By John C. Bierk
It is one thing for a particular writer to have an opinion about an issue, but it is quite another thing for an editor of an editorial page of an established newspaper to print the misinformed, distorted and nonfactual rantings found in J. Matt Barber's column, "Hate crimes bill is full of swill."
Contrary to Barber's anti-homosexual agenda, the text of S909, the Matthew Shepard Hate Crimes Prevention Act, states that the purpose of the bill is to provided "Federal assistance to States, local jurisdictions, and Indian tribes" to assist in persecuting "Hate Crimes" which are "motivated by the actual or perceived race, color, religion, national origin, gender, sexual orientation, gender identity, or disability of the victim."
As a seasoned newspaper editor, you well know that different communities in different parts of the country have longstanding histories of biases about different things. It is race/color in some communities (black/white), national origin in other communities (Hispanic, Oriental, etc.), religion or lack of it in other communities (Islam, Jew, Christian, atheist, etc.), gender in other communities (female subordination), sexual orientation (homosexual, bisexual, heterosexual) in other communities, gender identity in other communities (transvestites and transsexuals), and disabilities in other communities (physical and/or mental).

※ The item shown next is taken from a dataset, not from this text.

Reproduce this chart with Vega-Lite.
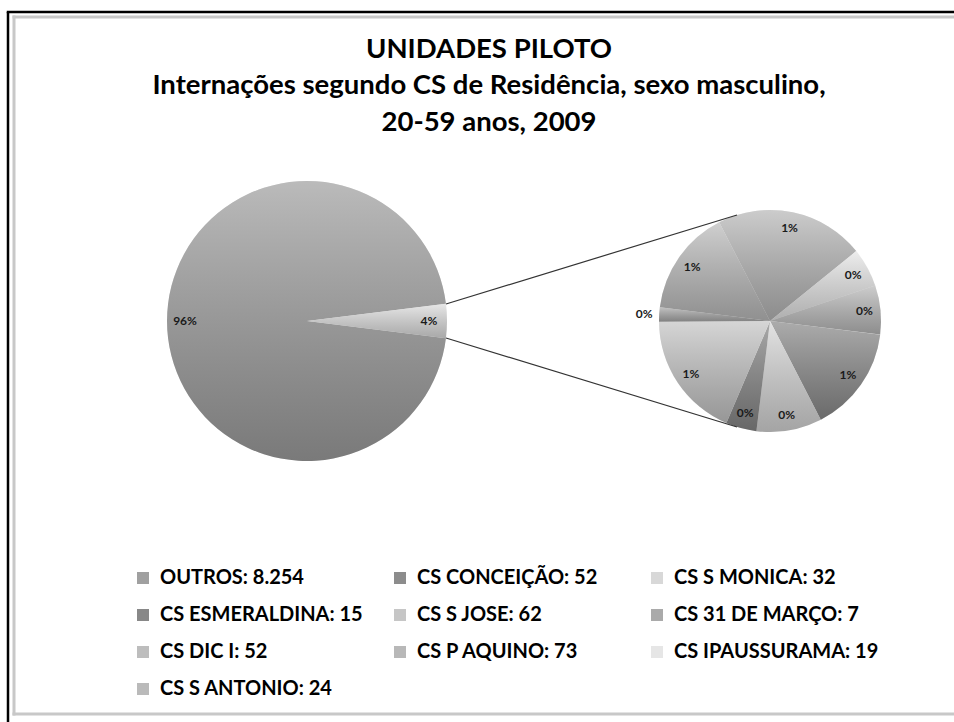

As a result of these kinds of biases, it isn't surprising that the text of S909 says that the "incidence of violence" from "hate" crimes "poses a serious national problem." Nor should it be strange that in cases in which "local jurisdictions" need support or are reluctant to provide legal justice for the victims of certain hate crimes, it is absolutely essential that the Matthew Shepard Hate Crimes Prevention Act should become the law of the land.
And now for J. Matt Barber and a few of his erroneous allegations:
1. Barber, probably repeating the misinformation begun by Don Wildman, the head man at the American Family Association, says: "S909 would grant special federal resources and preferred minority status to pedophiles." Not true. Pedophilia, a sexual abuse of children by troubled heterosexuals and homosexuals alike, is a recognized and punishable crime in every town and state in the country. Furthermore, S909 doesn't even mention pedophiles, much less give "preferred" status to them.
2. Barber says the American Psychiatric Association classified homosexuals and cross-dressers as examples of "deviant" behavior. Not true. the APA Bulletin clearly classified "both heterosexual and homosexual" as "normal aspects of human sexuality."
3. Barber further alleges that "FBI statistics reveal" that there are "relatively few" cases where "bias motivated crimes are committed against homosexuals or cross-dressers" and that victims in such crimes are always "granted 'equal protection of the laws' regardless of sexual preference or proclivity" and that "liberals" are responsible for inserting in S909 a "misuse" of the Commerce Clause of the U.S. Constitution in a "feeble attempt to constitutionally justify federal interference with local law enforcement." Not true. National statistics, newspapers, TV broadcasts and victims themselves continue to document the assertion found in S909 that "the problem of crimes motivated by bias [against homosexuals, cross-dressers, blacks, Muslims and other minorities] is sufficiently serious, widespread and interstate in nature as to warrant Federal assistance to States, local jurisdictions, and Indian tribes."
4. Barber, parroting a favorite canard by those who argue that S909 would be unconstitutional by "abridging the freedom of speech," says that this bill is "constitutionally dubious on First Amendment grounds." Not true. Section 10 of S909 reads: "Nothing in this Act shall be construed to prohibit any constitutionally protected speech, expressive conduct or activities (regardless of whether compelled by, or central to, a system of religious belief), including the exercise of religion protected by the First Amendment and peaceful picketing or demonstration. The Constitution does not protect speech, conduct, or activities consisting of planning for, conspiring to commit, or committing an act of violence."
And this is followed by, "Nothing in this Act shall be construed to allow prosecution based solely upon an individual's expression of racial, religious, political, or other beliefs or solely upon an individual's membership in a group advocating or espousing such beliefs."
5. Barber's final pitiful attempt at denial is that Matthew Shepard was not "murdered simply for being gay," but "was killed during a robbery for drug money gone awry." Not true. Barber, certain homophobe talk-show celebrities, many anti-homosexual bloggers and even North Carolina's Republican U.S. Rep. Virginia Fox are guilty of repeating this faulty information, but the trial record makes abundantly clear that Matthew Shepard was tortured and then brutally murdered because he was a homosexual. (Also see www.snopes.com.)
It is a serious disservice to your readers and especially to victims of hate crimes that you gave Matt Barber a third of a page to spew out -- unchallenged -- his distortions, red herrings, misstatements and lies. I know we have had our disagreements in the past, but I thought better of you than this.
John C. Bierk is a Cape Girardeau resident.